§ **Available data**:
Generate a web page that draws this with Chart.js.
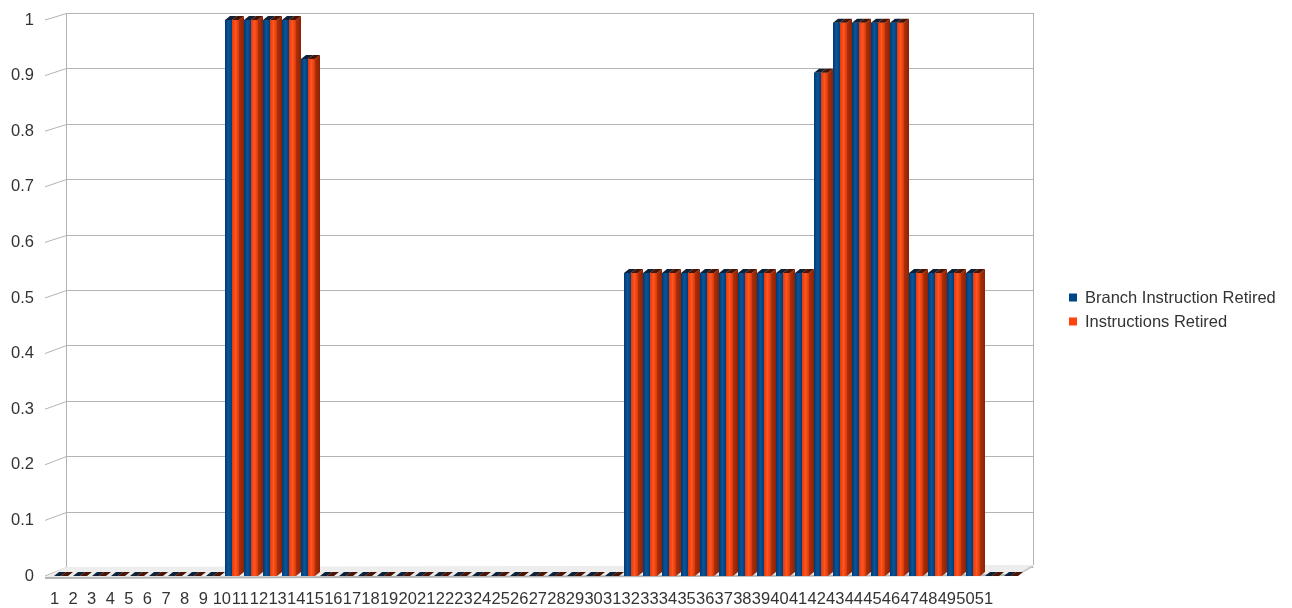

...

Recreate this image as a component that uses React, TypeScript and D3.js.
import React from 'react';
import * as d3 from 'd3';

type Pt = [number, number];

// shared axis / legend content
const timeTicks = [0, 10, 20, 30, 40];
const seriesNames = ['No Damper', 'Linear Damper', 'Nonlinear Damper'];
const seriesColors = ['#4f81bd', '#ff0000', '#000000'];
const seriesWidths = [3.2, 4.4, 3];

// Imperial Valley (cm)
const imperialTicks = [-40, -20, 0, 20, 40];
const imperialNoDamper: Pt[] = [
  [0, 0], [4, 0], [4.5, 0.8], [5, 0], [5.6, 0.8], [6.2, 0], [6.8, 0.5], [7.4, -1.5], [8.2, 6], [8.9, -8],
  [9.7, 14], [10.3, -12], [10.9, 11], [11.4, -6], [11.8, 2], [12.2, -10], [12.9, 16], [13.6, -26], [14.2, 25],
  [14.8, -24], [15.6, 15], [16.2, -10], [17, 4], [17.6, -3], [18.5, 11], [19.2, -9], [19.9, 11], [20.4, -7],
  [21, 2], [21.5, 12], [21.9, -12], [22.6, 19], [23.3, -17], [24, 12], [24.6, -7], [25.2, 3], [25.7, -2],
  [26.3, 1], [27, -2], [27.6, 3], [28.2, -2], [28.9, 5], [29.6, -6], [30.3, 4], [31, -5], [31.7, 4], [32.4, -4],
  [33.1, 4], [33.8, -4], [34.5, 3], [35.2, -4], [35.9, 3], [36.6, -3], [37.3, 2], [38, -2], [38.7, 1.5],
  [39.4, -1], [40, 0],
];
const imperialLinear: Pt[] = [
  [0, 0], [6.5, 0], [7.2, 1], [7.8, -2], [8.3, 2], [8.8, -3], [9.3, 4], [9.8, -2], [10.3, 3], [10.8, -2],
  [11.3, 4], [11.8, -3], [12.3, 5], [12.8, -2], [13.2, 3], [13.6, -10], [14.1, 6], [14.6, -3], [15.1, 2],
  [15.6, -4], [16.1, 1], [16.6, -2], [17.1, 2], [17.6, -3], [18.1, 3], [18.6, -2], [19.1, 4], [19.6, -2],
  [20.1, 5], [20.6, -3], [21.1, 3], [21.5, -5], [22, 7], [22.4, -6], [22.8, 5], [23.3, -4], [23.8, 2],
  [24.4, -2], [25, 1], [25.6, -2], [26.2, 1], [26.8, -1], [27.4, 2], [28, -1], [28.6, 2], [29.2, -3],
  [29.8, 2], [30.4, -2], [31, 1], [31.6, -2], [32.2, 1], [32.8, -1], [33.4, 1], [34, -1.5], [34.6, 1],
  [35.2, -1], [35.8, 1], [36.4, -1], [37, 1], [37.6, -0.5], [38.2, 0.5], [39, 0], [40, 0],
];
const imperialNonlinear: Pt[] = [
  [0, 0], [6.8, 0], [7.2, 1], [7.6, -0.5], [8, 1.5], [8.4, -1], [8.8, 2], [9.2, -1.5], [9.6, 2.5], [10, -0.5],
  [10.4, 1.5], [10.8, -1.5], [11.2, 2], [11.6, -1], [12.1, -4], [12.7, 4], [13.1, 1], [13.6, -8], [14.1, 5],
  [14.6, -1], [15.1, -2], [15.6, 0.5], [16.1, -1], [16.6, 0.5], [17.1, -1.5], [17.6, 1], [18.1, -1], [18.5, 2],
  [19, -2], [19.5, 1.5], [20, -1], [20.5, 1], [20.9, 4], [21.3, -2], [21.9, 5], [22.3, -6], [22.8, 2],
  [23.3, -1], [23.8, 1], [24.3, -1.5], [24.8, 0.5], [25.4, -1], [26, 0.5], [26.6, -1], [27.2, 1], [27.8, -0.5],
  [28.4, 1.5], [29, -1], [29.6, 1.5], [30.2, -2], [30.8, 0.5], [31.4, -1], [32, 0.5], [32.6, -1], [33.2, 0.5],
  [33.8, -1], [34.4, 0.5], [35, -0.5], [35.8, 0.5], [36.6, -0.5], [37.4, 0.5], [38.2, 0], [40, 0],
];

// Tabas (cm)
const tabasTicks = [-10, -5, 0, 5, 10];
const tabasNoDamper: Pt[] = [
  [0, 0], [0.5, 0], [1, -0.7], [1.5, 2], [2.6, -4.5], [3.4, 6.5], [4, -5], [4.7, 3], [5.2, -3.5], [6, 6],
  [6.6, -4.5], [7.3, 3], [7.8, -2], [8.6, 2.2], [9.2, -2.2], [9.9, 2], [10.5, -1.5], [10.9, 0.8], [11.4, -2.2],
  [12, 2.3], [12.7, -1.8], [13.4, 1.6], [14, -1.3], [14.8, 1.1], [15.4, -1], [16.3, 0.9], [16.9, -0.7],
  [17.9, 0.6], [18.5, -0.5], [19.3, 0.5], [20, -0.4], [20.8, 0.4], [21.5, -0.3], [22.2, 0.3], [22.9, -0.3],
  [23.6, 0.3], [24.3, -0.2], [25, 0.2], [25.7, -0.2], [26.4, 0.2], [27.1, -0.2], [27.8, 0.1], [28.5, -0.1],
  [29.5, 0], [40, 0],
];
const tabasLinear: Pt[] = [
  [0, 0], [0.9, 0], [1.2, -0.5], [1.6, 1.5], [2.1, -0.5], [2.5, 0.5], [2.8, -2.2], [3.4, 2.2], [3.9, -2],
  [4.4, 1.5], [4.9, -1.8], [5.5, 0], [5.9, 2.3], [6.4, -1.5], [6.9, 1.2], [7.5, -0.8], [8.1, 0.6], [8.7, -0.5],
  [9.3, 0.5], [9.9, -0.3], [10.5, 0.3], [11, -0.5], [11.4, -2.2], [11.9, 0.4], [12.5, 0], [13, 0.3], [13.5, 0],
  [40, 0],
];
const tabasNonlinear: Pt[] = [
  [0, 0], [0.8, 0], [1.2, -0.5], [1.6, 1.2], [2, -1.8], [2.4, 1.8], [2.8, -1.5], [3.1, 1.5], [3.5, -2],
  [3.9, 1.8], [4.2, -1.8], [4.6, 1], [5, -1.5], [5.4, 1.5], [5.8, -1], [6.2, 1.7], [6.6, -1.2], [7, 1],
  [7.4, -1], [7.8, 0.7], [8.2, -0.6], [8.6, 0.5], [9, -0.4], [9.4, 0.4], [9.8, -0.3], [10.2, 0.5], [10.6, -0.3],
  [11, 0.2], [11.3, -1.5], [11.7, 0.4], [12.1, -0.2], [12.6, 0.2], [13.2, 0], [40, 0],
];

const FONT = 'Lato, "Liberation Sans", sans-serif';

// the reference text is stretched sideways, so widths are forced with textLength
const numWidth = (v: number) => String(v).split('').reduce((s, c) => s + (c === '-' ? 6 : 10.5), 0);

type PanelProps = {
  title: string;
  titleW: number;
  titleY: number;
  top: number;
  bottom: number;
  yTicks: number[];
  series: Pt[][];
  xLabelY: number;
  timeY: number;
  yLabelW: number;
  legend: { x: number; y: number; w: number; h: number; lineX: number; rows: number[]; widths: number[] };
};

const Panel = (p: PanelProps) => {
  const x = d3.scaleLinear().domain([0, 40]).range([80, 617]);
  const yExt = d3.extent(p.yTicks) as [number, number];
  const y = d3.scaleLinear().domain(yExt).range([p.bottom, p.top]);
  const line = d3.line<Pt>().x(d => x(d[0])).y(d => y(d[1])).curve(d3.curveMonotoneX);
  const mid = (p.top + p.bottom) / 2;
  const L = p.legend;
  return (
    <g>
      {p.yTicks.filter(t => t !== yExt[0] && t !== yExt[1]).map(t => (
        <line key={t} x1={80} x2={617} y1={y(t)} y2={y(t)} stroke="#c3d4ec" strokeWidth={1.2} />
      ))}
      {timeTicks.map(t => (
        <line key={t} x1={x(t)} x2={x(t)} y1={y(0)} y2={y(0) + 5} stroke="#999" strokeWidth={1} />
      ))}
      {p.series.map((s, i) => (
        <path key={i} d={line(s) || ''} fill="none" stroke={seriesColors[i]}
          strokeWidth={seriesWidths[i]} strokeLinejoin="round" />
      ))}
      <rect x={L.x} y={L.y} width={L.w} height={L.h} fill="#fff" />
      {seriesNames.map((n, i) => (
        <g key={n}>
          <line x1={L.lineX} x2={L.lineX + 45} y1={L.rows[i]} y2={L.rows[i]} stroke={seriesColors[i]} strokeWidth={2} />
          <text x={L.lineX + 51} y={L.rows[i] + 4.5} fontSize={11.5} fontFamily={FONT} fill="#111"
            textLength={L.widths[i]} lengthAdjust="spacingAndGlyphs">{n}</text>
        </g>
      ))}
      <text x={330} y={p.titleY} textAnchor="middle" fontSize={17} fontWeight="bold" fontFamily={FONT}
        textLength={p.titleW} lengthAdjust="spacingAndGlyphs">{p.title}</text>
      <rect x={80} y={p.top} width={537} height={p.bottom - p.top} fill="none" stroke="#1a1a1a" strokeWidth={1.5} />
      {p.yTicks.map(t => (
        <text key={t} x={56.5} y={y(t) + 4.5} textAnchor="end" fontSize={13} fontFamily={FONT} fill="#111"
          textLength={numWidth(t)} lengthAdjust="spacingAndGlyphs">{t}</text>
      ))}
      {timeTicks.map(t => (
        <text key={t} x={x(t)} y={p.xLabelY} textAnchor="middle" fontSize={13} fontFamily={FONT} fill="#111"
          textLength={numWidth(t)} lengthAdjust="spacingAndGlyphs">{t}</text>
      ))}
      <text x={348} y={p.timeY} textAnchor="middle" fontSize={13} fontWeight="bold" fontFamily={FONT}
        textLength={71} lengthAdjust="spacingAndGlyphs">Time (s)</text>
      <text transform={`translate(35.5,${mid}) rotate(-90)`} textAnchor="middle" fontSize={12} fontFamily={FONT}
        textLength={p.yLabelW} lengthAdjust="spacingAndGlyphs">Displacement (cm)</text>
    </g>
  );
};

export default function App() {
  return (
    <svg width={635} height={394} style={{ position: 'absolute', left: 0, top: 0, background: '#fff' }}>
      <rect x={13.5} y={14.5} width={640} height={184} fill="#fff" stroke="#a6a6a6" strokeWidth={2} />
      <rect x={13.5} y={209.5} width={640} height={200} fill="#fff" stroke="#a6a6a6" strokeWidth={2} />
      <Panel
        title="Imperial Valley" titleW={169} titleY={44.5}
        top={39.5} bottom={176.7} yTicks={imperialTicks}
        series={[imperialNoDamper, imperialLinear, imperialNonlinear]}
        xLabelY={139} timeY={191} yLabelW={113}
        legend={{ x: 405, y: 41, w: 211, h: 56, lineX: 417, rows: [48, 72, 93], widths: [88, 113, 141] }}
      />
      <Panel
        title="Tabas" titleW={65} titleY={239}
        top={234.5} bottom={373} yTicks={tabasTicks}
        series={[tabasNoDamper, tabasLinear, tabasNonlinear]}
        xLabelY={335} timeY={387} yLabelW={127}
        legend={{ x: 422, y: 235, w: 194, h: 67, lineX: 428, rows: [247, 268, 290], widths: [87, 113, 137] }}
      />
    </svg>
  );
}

§ **Brief**: Extract, word for word, every line beginning with the one that holds "Recreate this image" and concluding with the one that holds "const seriesWidths = [3.2, 4.4, 3];". Include both of those lines.

§ **Solution for this task**:
Recreate this image as a component that uses React, TypeScript and D3.js.
import React from 'react';
import * as d3 from 'd3';

type Pt = [number, number];

// shared axis / legend content
const timeTicks = [0, 10, 20, 30, 40];
const seriesNames = ['No Damper', 'Linear Damper', 'Nonlinear Damper'];
const seriesColors = ['#4f81bd', '#ff0000', '#000000'];
const seriesWidths = [3.2, 4.4, 3];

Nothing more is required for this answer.